We conduct pre-employment, random and for-cause drug and alcohol testing; and, we take legal and appropriate action when any employee tests positive.
The elimination of restrictions on recreational use of marijuana continues across the nation and it does not take a crystal ball to predict eventual legalization across all 50 states. Lately it’s been faster than anyone anticipated.
Can we see the time when a worker tests positive for barely traceable marijuana use and then takes their employer to court and wins on the basis of prior use of a legal substance judged to not impinge on safety? Such a decision will impose new rules upon many industries. These will be rules made by judges and lawyers and not those who know the business.
In the face of our demographic crisis – not enough people – gaining and keeping capable workers on the job is tougher each year. I wonder if it may become increasingly difficult where use of an increasingly legalized substance constitutes a knockout punch to employment.

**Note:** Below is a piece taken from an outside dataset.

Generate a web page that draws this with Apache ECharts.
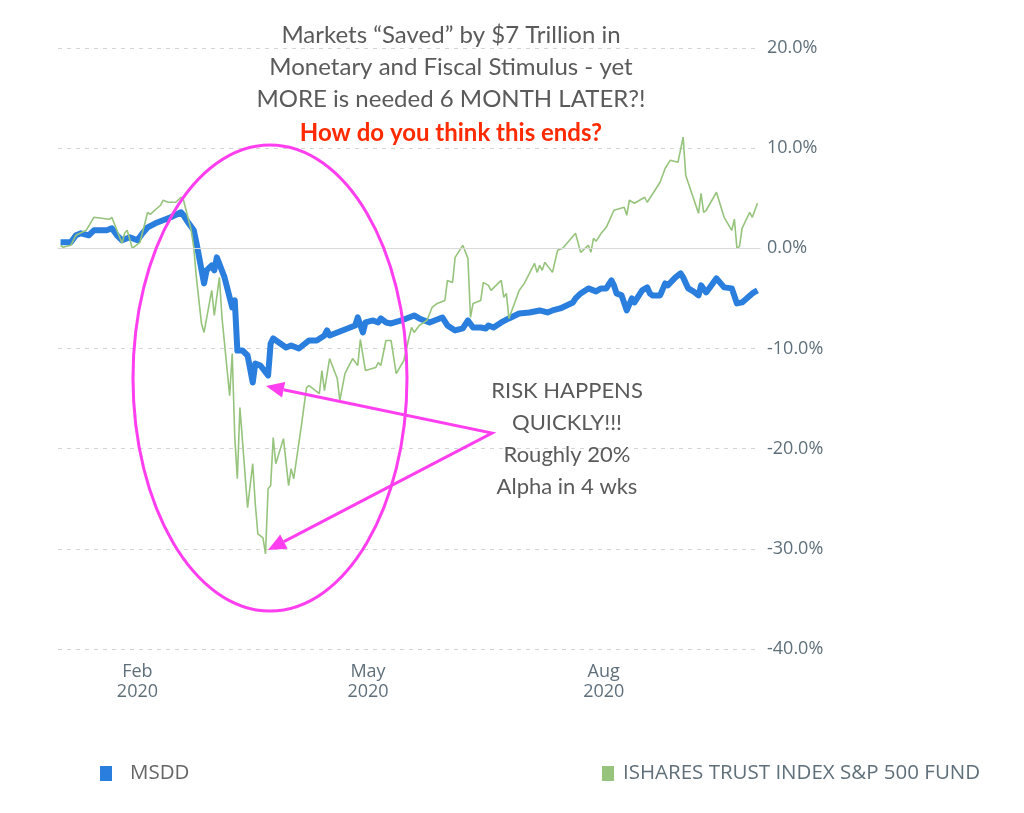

I’d much rather see customers and vendors decide to adjust rather than have the government do it for them.
Perhaps it’s time for a reevaluation of marijuana rules.
As the CEO of a small business whose customers require that we test employees for marijuana use, I’ve no intention of violating the rules. But as I look ahead, I see a looming crisis that can be examined now.
The rules absolutely prohibit alcohol on the job and we severely discipline any employee who shows up under the influence. Yet, those rules don’t require total abstinence of alcohol at any time off the job, on the weekends or over holidays. They do for marijuana. Some ask what’s the difference between a few beers or some marijuana on the weekend. Both are can be legally obtained in thirty states. Both are largely socially acceptable. Both can be consumed off the job and given appropriate recovery time. Users of either can be alert, safe and ready to work.
Rules changes, policy adjustments and procedural adjustments in any industry take time. They don’t happen overnight. They require consideration and time to change. If we don’t start now, as an industry and as an economy, the wave of legalization may overtake us all.